When you go to a play, the opera, the ballet, or even a concert you notice the people on the stage performing. You may also notice the lighting effects, audio effects, costuming, makeup, and the set the performers are on. All of these things are part of the world of Technical theatre.
Technical theatre encompasses all that goes into making a staged production. The areas of technical theatre are scenery,lighting, properties,costuming,and sound. All of these areas work together in a production to establish the place, time period, and mood of the production. If successful the audience will not even notice many of the technical elements of the show. Instead they will come away having enjoyed the show. However, if one of the areas is incomplete or of a lesser quality than the rest the entire production can suffer. Each area relies on the others for support so it is important that everyone works together and communicates as a team; if the lighting designer uses blue light in their design and the costume designer creates a yellow dress, the audience will see an ugly green dress. Technical theatre therefore depends on teamwork and cross-communication for success.
People in Technical Theatre
To put on a play it takes many people, doing many different jobs. Working together as a team the result can be very impressive. Each production organization is laid out differently, but most have people filling these roles.
The Stage Director is the person responsible for the artistic vision, the meaning and thusly the purpose of presenting the production. While not a technical position, the Stage Director is still important in technical production in that he/she coordinates the artistic efforts of the different designers and actors into one unified vision. The Production Manager works with the Stage Director and the various designers, coordinating all the various design elements,making sure the different designs are carried out as best as possible. This person coordinates the efforts of the different departments, and making certain the production maintins its production schedule and remains within the budget. The Technical Director (or TD) works with the Scene designer and Properties designer, supervises the master carpenter and oversees the construction of the set. The TD frequently (in smaller organizations) may also take on other functions, such as supervising the set and props crews.
The Designers are the people that make the artistic decisions in their respective areas. The Scene Designer designs the sets for the different scenes. The Lighting Designer designs how the playing area and the actors will be lit. The Properties Designer obtains and sometime even creates the hand props held by the actors and props used on the stage. The Costume Designerdesigns the clothes that the people will wear, often designing or working closely with the designers of the hair and makeup as well. The Sound Designer chooses or makes the different sound effects that will play during the show, as well as determining who gets microphones, and how much amplification will be necessary.
The crew heads are responsible for coordinating the efforts of the different crews of stagehands working under them in the implementation of the designers' work.
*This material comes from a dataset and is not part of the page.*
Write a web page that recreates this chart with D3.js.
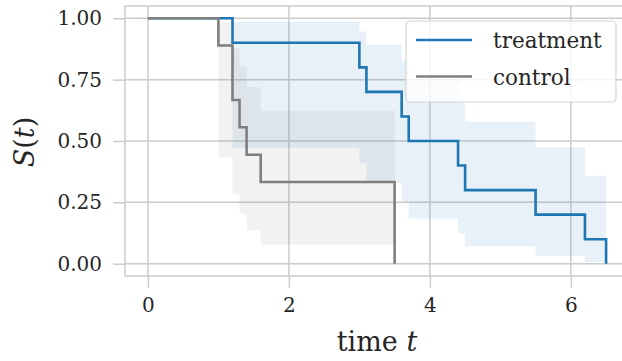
<!DOCTYPE html>
<html lang="en">
<head>
<meta charset="UTF-8">
<title>Survival curves</title>
<script src="https://d3js.org/d3.v7.min.js"></script>
<style>
  body { margin: 0; background: #fff; }
  svg text { font-family: "DejaVu Serif", serif; fill: #262626; }
</style>
</head>
<body>
<div id="chart"></div>
<script>

// Kaplan-Meier estimates (null = no interval once S hits 0)
const treatTimes = [0, 1.2, 3.0, 3.1, 3.6, 3.7, 4.4, 4.5, 5.5, 6.2, 6.5];
const treatSurv  = [1, 0.9, 0.8, 0.7, 0.6, 0.5, 0.4, 0.3, 0.2, 0.1, 0];
const treatUpper = [1, 0.985, 0.946, 0.892, 0.827, 0.753, 0.670, 0.578, 0.475, 0.358, null];
const treatLower = [1, 0.473, 0.409, 0.329, 0.253, 0.184, 0.123, 0.071, 0.031, 0.006, null];

const ctrlTimes = [0, 1.0, 1.2, 1.3, 1.4, 1.6, 3.5];
const ctrlSurv  = [1, 0.889, 0.667, 0.556, 0.444, 0.333, 0];
const ctrlUpper = [1, 0.984, 0.878, 0.805, 0.719, 0.623, null];
const ctrlLower = [1, 0.433, 0.282, 0.204, 0.136, 0.078, null];

const xTicks = [0, 2, 4, 6];
const yTicks = [0, 0.25, 0.5, 0.75, 1];
const seriesNames = ["treatment", "control"];

const W = 622, H = 361;
const mLeft = 125, mTop = 6, mRight = 629, mBottom = 276;
const gridColor = "#cccccc";
const colors = {treatment: "#1f77b4", control: "#7f7f7f"};

const x = d3.scaleLinear().domain([-0.325, 6.825]).range([mLeft, mRight]);
const y = d3.scaleLinear().domain([-0.05, 1.05]).range([mBottom, mTop]);

const svg = d3.select("#chart").append("svg")
    .attr("width", W)
    .attr("height", H);

// grid
svg.append("g").selectAll("line")
    .data(xTicks)
    .join("line")
    .attr("x1", d => x(d)).attr("x2", d => x(d))
    .attr("y1", mTop).attr("y2", mBottom)
    .attr("stroke", gridColor).attr("stroke-width", 1.5);
svg.append("g").selectAll("line")
    .data(yTicks)
    .join("line")
    .attr("x1", mLeft).attr("x2", mRight)
    .attr("y1", d => y(d)).attr("y2", d => y(d))
    .attr("stroke", gridColor).attr("stroke-width", 1.5);

// axes
const xAxis = svg.append("g")
    .attr("transform", `translate(0,${mBottom})`)
    .call(d3.axisBottom(x).tickValues(xTicks).tickFormat(d3.format("d")).tickSize(12).tickPadding(10));
const yAxis = svg.append("g")
    .attr("transform", `translate(${mLeft},0)`)
    .call(d3.axisLeft(y).tickValues(yTicks).tickFormat(d3.format(".2f")).tickSize(12).tickPadding(11));
[xAxis, yAxis].forEach(a => {
  a.select(".domain").remove();
  a.selectAll(".tick line").attr("stroke", gridColor).attr("stroke-width", 1.5);
  a.selectAll(".tick text").attr("font-size", 20).attr("font-family", "DejaVu Serif").attr("fill", "#262626");
});

function bandData(times, lo, hi) {
  return times.map((t, i) => ({
    t: t,
    lo: lo[i] != null ? lo[i] : lo[i - 1],
    hi: hi[i] != null ? hi[i] : hi[i - 1]
  }));
}

const band = d3.area()
    .curve(d3.curveStepAfter)
    .x(d => x(d.t))
    .y0(d => y(d.lo))
    .y1(d => y(d.hi));

const line = d3.line()
    .curve(d3.curveStepAfter)
    .x(d => x(d[0]))
    .y(d => y(d[1]));

const series = [
  {name: "treatment", times: treatTimes, surv: treatSurv, lo: treatLower, hi: treatUpper},
  {name: "control", times: ctrlTimes, surv: ctrlSurv, lo: ctrlLower, hi: ctrlUpper}
];

const plot = svg.append("g");
series.forEach(s => {
  plot.append("path")
      .attr("d", line(s.times.map((t, i) => [t, s.surv[i]])))
      .attr("fill", "none")
      .attr("stroke", colors[s.name])
      .attr("stroke-width", 2.6);
  plot.append("path")
      .attr("d", band(bandData(s.times, s.lo, s.hi)))
      .attr("fill", colors[s.name])
      .attr("fill-opacity", 0.1);
});

// frame
svg.append("rect")
    .attr("x", mLeft).attr("y", mTop)
    .attr("width", mRight - mLeft).attr("height", mBottom - mTop)
    .attr("fill", "none")
    .attr("stroke", gridColor).attr("stroke-width", 1.5);

// legend
const legend = svg.append("g").attr("transform", "translate(406,21)");
legend.append("rect")
    .attr("width", 210).attr("height", 81).attr("rx", 4)
    .attr("fill", "#fff").attr("fill-opacity", 0.8)
    .attr("stroke", "#d6d6d6").attr("stroke-width", 1.2);
seriesNames.forEach((name, i) => {
  const ly = 19 + i * 36.5;
  legend.append("line")
      .attr("x1", 10).attr("x2", 66)
      .attr("y1", ly).attr("y2", ly)
      .attr("stroke", colors[name]).attr("stroke-width", 2.6);
  legend.append("text")
      .attr("x", 87).attr("y", ly + 8)
      .attr("font-size", 21.5)
      .text(name);
});

// axis labels
svg.append("text")
    .attr("x", (mLeft + mRight) / 2).attr("y", 351)
    .attr("text-anchor", "middle")
    .attr("font-size", 27)
    .html('time <tspan font-style="italic">t</tspan>');

svg.append("text")
    .attr("transform", "translate(34,142) rotate(-90)")
    .attr("text-anchor", "middle")
    .attr("font-size", 27)
    .html('<tspan font-style="italic">S</tspan>(<tspan font-style="italic">t</tspan>)');

</script>
</body>
</html>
The Master Carpenter directs the construction of the set. He/she may also coordinate the people that move the set during scene changes. The Scenic Charge is the person that oversees the painting of the set. The Master Electrician makes sure that the lighting instruments get placed where the designer needs them. They also oversee the people operating the lighting control board and any follow spots. The Audio Engineer oversees the layout of the sound system; during the show they will oversee the operator of the sound boards and make sure any microphones and other sound equipment is working. The Properties (or props) Master will gather the items that the actors will handle during the performance. Under direction of either the scenic designer they may also in charge of "set dressings" such as tables and chairs that the actors will interact with. The Costumer will coordinate the making of the costumes and the fitting them on the performers.
The stagehands are the people that do the labor. These people are divided into several crews. The carpenters build the set, and move set pieces during the show. The painters paint the set the colors the designer specified. The electricians put the lights in the correct place, run the cables to power them, and operate the control board and any followspots. The audio crew will place speakers and microphones as well as run the cables to power them. In addition, they will operate the sound mixers. The wardrobe mistress supervises the stitchers and drapers who sew and mend and clean the costumes, and the dressers who help the actors get into them. The props crew will make sure the items the actors need are where they are supposed to be, and repair them if they get broken.